— start of Data segment —

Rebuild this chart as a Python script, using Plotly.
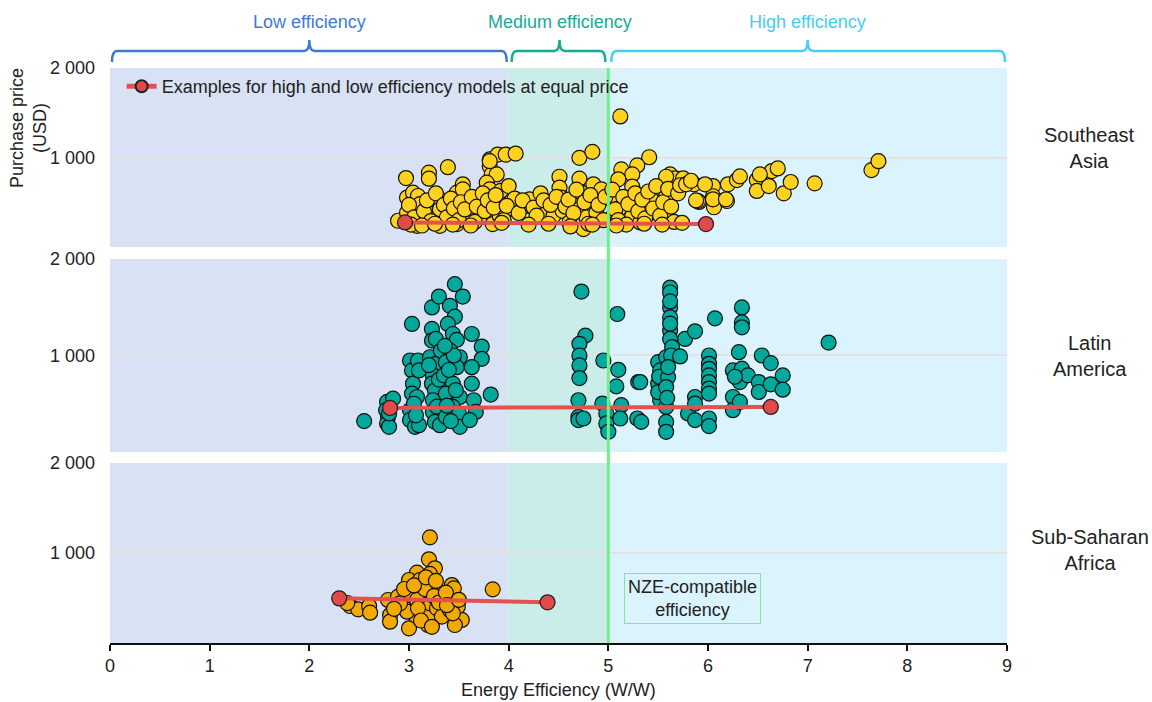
import plotly.graph_objects as go

# ---------------- data ----------------
sea_x = [2.97, 3.20, 3.20, 3.39, 3.81, 3.81, 3.83, 3.88, 3.89, 3.97, 4.07, 3.78, 3.81, 4.71, 4.84, 4.51, 4.71,
         5.12, 5.41, 5.29, 5.13, 5.24, 5.10, 5.62, 5.67, 5.75, 5.58, 5.86, 5.91, 6.05, 6.05, 6.06, 6.19, 6.20,
         6.29, 6.32, 6.49, 6.49, 6.61, 6.64, 6.70, 6.76, 6.83, 7.07, 7.64, 7.71,
         2.89, 2.98, 2.98, 3.04, 3.08, 3.09, 3.09, 3.11, 3.11, 3.24, 3.29, 3.31, 3.31, 3.31, 3.48, 3.48, 3.54,
         3.54, 3.58, 3.61, 3.71, 3.71, 3.78, 3.81, 3.84, 3.91, 3.91, 3.92, 4.00, 4.05, 4.06, 4.18, 4.21, 4.32,
         4.38, 4.45, 4.51, 4.53, 4.54, 4.61, 4.71, 4.73, 4.75, 4.78, 4.85, 4.88, 4.93, 5.02, 5.05, 5.12, 5.24,
         5.24, 5.24, 5.32, 5.43, 5.58, 5.58, 5.90, 6.05, 6.18,
         3.00, 3.05, 3.15, 3.18, 3.22, 3.27, 3.35, 3.38, 3.42, 3.45, 3.50, 3.52, 3.56, 3.63, 3.66, 3.68, 3.74,
         3.76, 3.79, 3.85, 3.87, 3.95, 3.98, 4.10, 4.14, 4.25, 4.28, 4.35, 4.42, 4.48, 4.57, 4.60, 4.65, 4.68,
         4.76, 4.80, 4.82, 4.90, 4.95, 4.97, 5.04, 5.07, 5.10, 5.15, 5.18, 5.20, 5.27, 5.30, 5.34, 5.37, 5.40,
         5.45, 5.48, 5.52, 5.55, 5.60, 5.63, 5.66, 5.70, 5.72, 5.78, 5.83, 5.88, 5.97, 6.52,
         3.02, 3.13, 3.26, 3.44, 3.62, 3.93, 4.20, 4.40, 4.62, 4.84, 5.08, 5.36, 5.54, 5.74]
sea_y = [770, 830, 763, 892, 978, 903, 811, 811, 1033, 1033, 1044, 719, 959, 996, 1063, 785, 763,
         1459, 1003, 911, 867, 811, 756, 811, 767, 767, 785, 700, 503, 681, 567, 444, 514, 700,
         748, 789, 748, 626, 681, 848, 878, 600, 726, 711, 859, 959,
         293, 385, 552, 607, 237, 570, 452, 478, 311, 533, 552, 404, 422, 237, 607, 256, 700,
         644, 348, 385, 496, 330, 330, 644, 256, 348, 496, 626, 681, 422, 541, 459, 533, 600,
         404, 348, 663, 552, 404, 274, 422, 607, 200, 330, 700, 385, 644, 533, 348, 441, 674,
         478, 348, 274, 533, 570, 348, 514, 533, 533,
         470, 330, 400, 520, 290, 600, 470, 330, 540, 430, 300, 500, 420, 560, 280, 450, 600,
         400, 520, 440, 580, 300, 460, 380, 520, 440, 350, 520, 470, 560, 450, 530, 380, 640,
         500, 260, 580, 470, 300, 560, 640, 420, 300, 560, 250, 480, 600, 400, 530, 320, 620,
         430, 680, 350, 500, 650, 450, 280, 600, 690, 700, 740, 520, 700, 811,
         250, 240, 260, 250, 240, 270, 250, 260, 230, 250, 240, 260, 250, 270]

lat_x = [2.55, 2.78, 2.77, 2.79, 2.78, 2.80, 2.84, 2.80,
         3.03, 3.01, 3.03, 3.04, 3.03, 3.01, 3.01, 3.06, 3.10, 3.09, 3.08, 3.10, 3.05, 3.07,
         3.23, 3.30, 3.23, 3.23, 3.27, 3.21, 3.27, 3.24, 3.23, 3.26, 3.24, 3.24, 3.26, 3.31, 3.20, 3.28, 3.30, 3.32,
         3.41, 3.46, 3.54, 3.46, 3.39, 3.44, 3.48, 3.41, 3.37, 3.51, 3.48, 3.35, 3.44, 3.37, 3.51, 3.44, 3.50,
         3.37, 3.51, 3.40, 3.45, 3.38, 3.47, 3.42, 3.36,
         3.63, 3.73, 3.73, 3.63, 3.63, 3.65, 3.67, 3.61, 3.82,
         4.73, 4.77, 4.71, 4.71, 4.71, 4.71, 4.70, 4.70, 4.70, 4.75, 4.95, 4.94, 4.98, 4.98, 5.00,
         5.09, 5.10, 5.08, 5.13, 5.12, 5.30, 5.32, 5.29, 5.33,
         5.50, 5.52, 5.50, 5.52, 5.50, 5.51,
         5.62, 5.62, 5.62, 5.62, 5.62, 5.62, 5.64, 5.58, 5.60, 5.58, 5.58, 5.58, 5.58, 5.62, 5.62, 5.63, 5.60, 5.59,
         5.72, 5.77, 5.87, 6.07, 5.80, 5.87, 5.87, 5.87,
         6.01, 6.01, 6.01, 6.01, 6.01, 6.01, 6.01, 6.01, 6.01,
         6.31, 6.25, 6.25, 6.25, 6.32, 6.32, 6.34, 6.34, 6.34, 6.34, 6.40, 6.54, 6.51, 6.51, 6.63, 6.63,
         6.75, 6.75, 7.21, 6.27]
lat_y = [320, 519, 433, 364, 296, 261, 553, 400,
         1327, 948, 845, 708, 605, 433, 330, 261, 278, 948, 570, 845, 500, 380,
         1498, 1611, 1275, 1155, 1172, 982, 914, 794, 708, 639, 536, 415, 312, 278, 900, 470, 750, 1050,
         1515, 1739, 1611, 1402, 1327, 1223, 1162, 1052, 931, 982, 879, 794, 708, 605, 570, 467, 399,
         364, 261, 850, 1000, 480, 640, 320, 1100,
         1223, 1093, 966, 879, 708, 536, 415, 330, 595,
         1663, 1206, 1121, 1000, 897, 766, 536, 364, 330, 347, 948, 502, 399, 296, 209,
         1430, 852, 680, 485, 347, 725, 725, 347, 312,
         931, 845, 708, 536, 620, 780,
         1704, 1653, 1498, 1395, 1258, 1172, 1086, 982, 776, 673, 467, 312, 209, 1330, 1560, 1000, 880, 560,
         990, 1172, 1251, 1385, 399, 570, 502, 330,
         1000, 914, 862, 794, 725, 657, 605, 347, 268,
         1034, 845, 570, 433, 519, 725, 863, 1498, 1343, 1292, 794, 1000, 725, 622, 921, 701,
         794, 646, 1134, 780]

ssa_x = [2.41, 2.49, 2.60, 2.61, 2.38, 2.79, 2.81, 2.81, 2.89, 2.94, 3.00, 3.06, 3.01, 3.13, 3.14, 3.19,
         3.21, 3.21, 3.28, 3.33, 3.34, 3.41, 3.46, 3.48, 3.53, 3.46, 3.49, 2.98, 2.91, 3.08, 3.09,
         3.21, 3.20, 3.26, 3.21, 3.08, 3.00, 3.11, 3.21, 3.43, 3.45, 3.84,
         2.85, 3.16, 3.25, 3.30, 3.37, 3.44, 3.12, 3.23, 2.95, 3.05, 3.17, 3.27, 3.38, 3.50]
ssa_y = [411, 374, 411, 337, 444, 478, 311, 237, 515, 422, 163, 311, 533, 515, 385, 200,
         311, 441, 385, 293, 496, 367, 459, 274, 256, 200, 404, 348, 441, 478, 385,
         1174, 930, 830, 767, 781, 700, 700, 589, 644, 607, 596,
         380, 600, 520, 450, 560, 330, 250, 180, 600, 640, 730, 690, 420, 480]

# examples of equal-price pairs (low, high efficiency)
sea_pair_x = [2.96, 5.98]
sea_pair_y = [275, 256]
lat_pair_x = [2.81, 6.63]
lat_pair_y = [457, 467]
ssa_pair_x = [2.30, 4.39]
ssa_pair_y = [496, 452]

regions = ["Southeast<br>Asia", "Latin<br>America", "Sub-Saharan<br>Africa"]
x_ticks = [0, 1, 2, 3, 4, 5, 6, 7, 8, 9]
y_ticks = [0, 1000, 2000]
y_ticktext = ["", "1 000", "2 000"]

bands = [("Low efficiency", 0, 4, "#d8e2f4", "#3b7bd6"),
         ("Medium efficiency", 4, 5, "#cbede9", "#17a997"),
         ("High efficiency", 5, 9, "#daf3fc", "#45cdf5")]

# ---------------- figure ----------------
FONT = "Arial, Liberation Sans, sans-serif"
fig = go.Figure()

colors = ["#ffd21f", "#00a99b", "#f2a900"]
scatters = [(sea_x, sea_y), (lat_x, lat_y), (ssa_x, ssa_y)]
pairs = [(sea_pair_x, sea_pair_y), (lat_pair_x, lat_pair_y), (ssa_pair_x, ssa_pair_y)]
yaxes = ["y", "y2", "y3"]

for i in range(3):
    fig.add_trace(go.Scatter(
        x=scatters[i][0], y=scatters[i][1], xaxis="x", yaxis=yaxes[i], mode="markers",
        marker=dict(size=15, color=colors[i], line=dict(color="#111", width=1.2)),
        showlegend=False, hoverinfo="skip"))

for i in range(3):
    fig.add_trace(go.Scatter(
        x=pairs[i][0], y=pairs[i][1], xaxis="x", yaxis=yaxes[i], mode="lines+markers",
        line=dict(color="#e55151", width=4),
        marker=dict(size=15, color="#e24a4a", line=dict(color="#222", width=1.3)),
        name="Examples for high and low efficiency models at equal price",
        showlegend=(i == 0), hoverinfo="skip"))

domains = [[0.6887, 1.0], [0.3322, 0.6678], [0.0, 0.3130]]
layout_axes = {}
for i, key in enumerate(["yaxis", "yaxis2", "yaxis3"]):
    layout_axes[key] = dict(
        domain=domains[i], range=[0, 2000], anchor="x", automargin=False,
        tickvals=y_ticks, ticktext=y_ticktext, showgrid=True,
        gridcolor="#e2e2e2", gridwidth=1.5, zeroline=False, showline=False,
        ticks="", ticklabelstandoff=14,
        tickfont=dict(size=18, color="#222", family=FONT), fixedrange=True)

shapes = []
for yk in ["y", "y2", "y3"]:
    for (_, x0, x1, fill, _) in bands:
        shapes.append(dict(type="rect", xref="x", yref=f"{yk} domain", x0=x0, x1=x1, y0=0, y1=1,
                           fillcolor=fill, line=dict(width=0), layer="below"))

# green NZE line
shapes.append(dict(type="line", xref="x", yref="paper", x0=5, x1=5, y0=0, y1=1,
                   line=dict(color="#6ff08c", width=3), layer="above"))

# brackets
yb, yh, yt = 1.0104, 1.0296, 1.0487
br = [(0.02, 3.98, 2.0), (4.03, 4.97, 4.51), (5.03, 8.98, 7.0)]
for (lbl, _, _, _, col), (a, b, c) in zip(bands, br):
    d = 0.05
    path = (f"M {a},{yb} Q {a},{yh} {a+d},{yh} L {c-d},{yh} Q {c},{yh} {c},{yt} "
            f"Q {c},{yh} {c+d},{yh} L {b-d},{yh} Q {b},{yh} {b},{yb}")
    shapes.append(dict(type="path", xref="x", yref="paper", path=path,
                       line=dict(color=col, width=2.5)))

annotations = []
for (lbl, _, _, _, col), (a, b, c) in zip(bands, br):
    annotations.append(dict(x=c, y=1.08, xref="x", yref="paper", text=lbl, showarrow=False,
                            xanchor="center", yanchor="middle",
                            font=dict(size=18, color=col, family=FONT)))

region_y = [0.861, 0.499, 0.162]
for r, yy in zip(regions, region_y):
    annotations.append(dict(x=1.0925, y=yy, xref="paper", yref="paper", text=r, showarrow=False,
                            xanchor="center", yanchor="middle",
                            font=dict(size=20, color="#222", family=FONT)))

annotations.append(dict(x=-0.0903, y=0.8957, xref="paper", yref="paper",
                        text="Purchase price<br>(USD)", textangle=-90, showarrow=False,
                        xanchor="center", yanchor="middle",
                        font=dict(size=18, color="#222", family=FONT)))

annotations.append(dict(x=0.5, y=-0.0817, xref="paper", yref="paper",
                        text="Energy Efficiency (W/W)", showarrow=False,
                        xanchor="center", yanchor="middle",
                        font=dict(size=18, color="#222", family=FONT)))

annotations.append(dict(x=5.84, y=500, xref="x", yref="y3", text="NZE-compatible<br>efficiency",
                        showarrow=False, bordercolor="#7ee89a", borderwidth=1, borderpad=3,
                        xanchor="center", yanchor="middle",
                        font=dict(size=18, color="#222", family=FONT)))

fig.update_layout(
    width=1152, height=702,
    margin=dict(l=110, r=145, t=68, b=59),
    paper_bgcolor="white", plot_bgcolor="white",
    font=dict(family=FONT, color="#222"),
    xaxis=dict(domain=[0, 1], range=[0, 9], anchor="y3", tickvals=x_ticks, automargin=False,
               showgrid=False, zeroline=False, showline=True, linecolor="#111", linewidth=1.5,
               ticks="outside", ticklen=6, tickcolor="#111", tickwidth=1.5,
               tickfont=dict(size=18, color="#222", family=FONT), fixedrange=True),
    **layout_axes,
    shapes=shapes,
    annotations=annotations,
    showlegend=True,
    legend=dict(x=0.013, y=1.0, xanchor="left", yanchor="top", bgcolor="rgba(0,0,0,0)",
                font=dict(size=18, color="#222", family=FONT), itemsizing="constant"),
)

fig.write_html("out.html", config={"displayModeBar": False},
               post_script="document.body.style.margin='0px';")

— end of Data segment —

→ Job:
Only the lines from the top of the data through the line with "import plotly.graph_objects as go" should be quoted, exactly and with both ends kept; skip the pictures.

→ Complete response:
Rebuild this chart as a Python script, using Plotly.
import plotly.graph_objects as go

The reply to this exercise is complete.